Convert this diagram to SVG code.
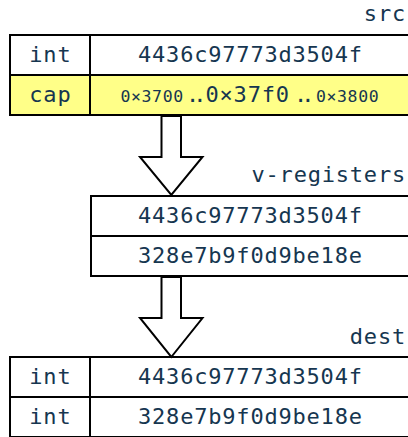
<svg xmlns="http://www.w3.org/2000/svg" width="408" height="437" viewBox="0 0 408 437">
  <style>
    .cell { fill: #ffffff; stroke: #000000; stroke-width: 2; }
    .cap { fill: #ffff88; }
    .t { font-family: "DejaVu Sans Mono", "Liberation Mono", monospace; font-size: 22px; letter-spacing: 0.8px; fill: #163650; }
    .s { font-size: 16.5px; letter-spacing: 0.6px; }
    .dd { letter-spacing: -6px; }
    .lbl { text-anchor: end; }
    .c { text-anchor: middle; }
    .arrow { fill: #ffffff; stroke: #000000; stroke-width: 2; stroke-linejoin: miter; }
  </style>
  <rect width="408" height="437" fill="#ffffff"/>

  <g id="src">
    <text class="t lbl" x="406" y="21">src</text>
    <rect class="cell" x="10" y="35" width="80" height="40"/>
    <rect class="cell" x="90" y="35" width="320" height="40"/>
    <rect class="cell cap" x="10" y="75" width="80" height="40"/>
    <rect class="cell cap" x="90" y="75" width="320" height="40"/>
    <text class="t c" x="50.4" y="62">int</text>
    <text class="t c" x="250.4" y="62">4436c97773d3504f</text>
    <text class="t c" x="50.4" y="102">cap</text>
    <text class="t s" x="120.5" y="102">0×3700</text>
    <text class="t dd" x="186" y="102">..</text>
    <text class="t" x="205.5" y="102">0×37f0</text>
    <text class="t dd" x="294" y="102">..</text>
    <text class="t s" x="316" y="102">0×3800</text>
  </g>

  <g id="v-registers">
    <text class="t lbl" x="406" y="182">v-registers</text>
    <rect class="cell" x="91" y="196" width="320" height="40"/>
    <rect class="cell" x="91" y="236" width="320" height="40"/>
    <text class="t c" x="250.4" y="223">4436c97773d3504f</text>
    <text class="t c" x="250.4" y="263">328e7b9f0d9be18e</text>
  </g>

  <g id="dest">
    <text class="t lbl" x="406" y="344">dest</text>
    <rect class="cell" x="10" y="357" width="80" height="40"/>
    <rect class="cell" x="90" y="357" width="320" height="40"/>
    <rect class="cell" x="10" y="397" width="80" height="40"/>
    <rect class="cell" x="90" y="397" width="320" height="40"/>
    <text class="t c" x="50.4" y="384">int</text>
    <text class="t c" x="250.4" y="384">4436c97773d3504f</text>
    <text class="t c" x="50.4" y="424">int</text>
    <text class="t c" x="250.4" y="424">328e7b9f0d9be18e</text>
  </g>

  <g id="connectors">
    <polygon class="arrow" points="161.5,116 181,116 181,157 202.5,157 171.3,195 140,157 161.5,157"/>
    <polygon class="arrow" points="161.5,277 181,277 181,318 202.5,318 171.3,357 140,318 161.5,318"/>
  </g>
</svg>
* * * * * * *
**Task instructions:** The data above needs to be retyped exactly, with the images left out.

**The result:**
Convert this diagram to SVG code.
<svg xmlns="http://www.w3.org/2000/svg" width="408" height="437" viewBox="0 0 408 437">
  <style>
    .cell { fill: #ffffff; stroke: #000000; stroke-width: 2; }
    .cap { fill: #ffff88; }
    .t { font-family: "DejaVu Sans Mono", "Liberation Mono", monospace; font-size: 22px; letter-spacing: 0.8px; fill: #163650; }
    .s { font-size: 16.5px; letter-spacing: 0.6px; }
    .dd { letter-spacing: -6px; }
    .lbl { text-anchor: end; }
    .c { text-anchor: middle; }
    .arrow { fill: #ffffff; stroke: #000000; stroke-width: 2; stroke-linejoin: miter; }
  </style>
  <rect width="408" height="437" fill="#ffffff"/>

  <g id="src">
    <text class="t lbl" x="406" y="21">src</text>
    <rect class="cell" x="10" y="35" width="80" height="40"/>
    <rect class="cell" x="90" y="35" width="320" height="40"/>
    <rect class="cell cap" x="10" y="75" width="80" height="40"/>
    <rect class="cell cap" x="90" y="75" width="320" height="40"/>
    <text class="t c" x="50.4" y="62">int</text>
    <text class="t c" x="250.4" y="62">4436c97773d3504f</text>
    <text class="t c" x="50.4" y="102">cap</text>
    <text class="t s" x="120.5" y="102">0×3700</text>
    <text class="t dd" x="186" y="102">..</text>
    <text class="t" x="205.5" y="102">0×37f0</text>
    <text class="t dd" x="294" y="102">..</text>
    <text class="t s" x="316" y="102">0×3800</text>
  </g>

  <g id="v-registers">
    <text class="t lbl" x="406" y="182">v-registers</text>
    <rect class="cell" x="91" y="196" width="320" height="40"/>
    <rect class="cell" x="91" y="236" width="320" height="40"/>
    <text class="t c" x="250.4" y="223">4436c97773d3504f</text>
    <text class="t c" x="250.4" y="263">328e7b9f0d9be18e</text>
  </g>

  <g id="dest">
    <text class="t lbl" x="406" y="344">dest</text>
    <rect class="cell" x="10" y="357" width="80" height="40"/>
    <rect class="cell" x="90" y="357" width="320" height="40"/>
    <rect class="cell" x="10" y="397" width="80" height="40"/>
    <rect class="cell" x="90" y="397" width="320" height="40"/>
    <text class="t c" x="50.4" y="384">int</text>
    <text class="t c" x="250.4" y="384">4436c97773d3504f</text>
    <text class="t c" x="50.4" y="424">int</text>
    <text class="t c" x="250.4" y="424">328e7b9f0d9be18e</text>
  </g>

  <g id="connectors">
    <polygon class="arrow" points="161.5,116 181,116 181,157 202.5,157 171.3,195 140,157 161.5,157"/>
    <polygon class="arrow" points="161.5,277 181,277 181,318 202.5,318 171.3,357 140,318 161.5,318"/>
  </g>
</svg>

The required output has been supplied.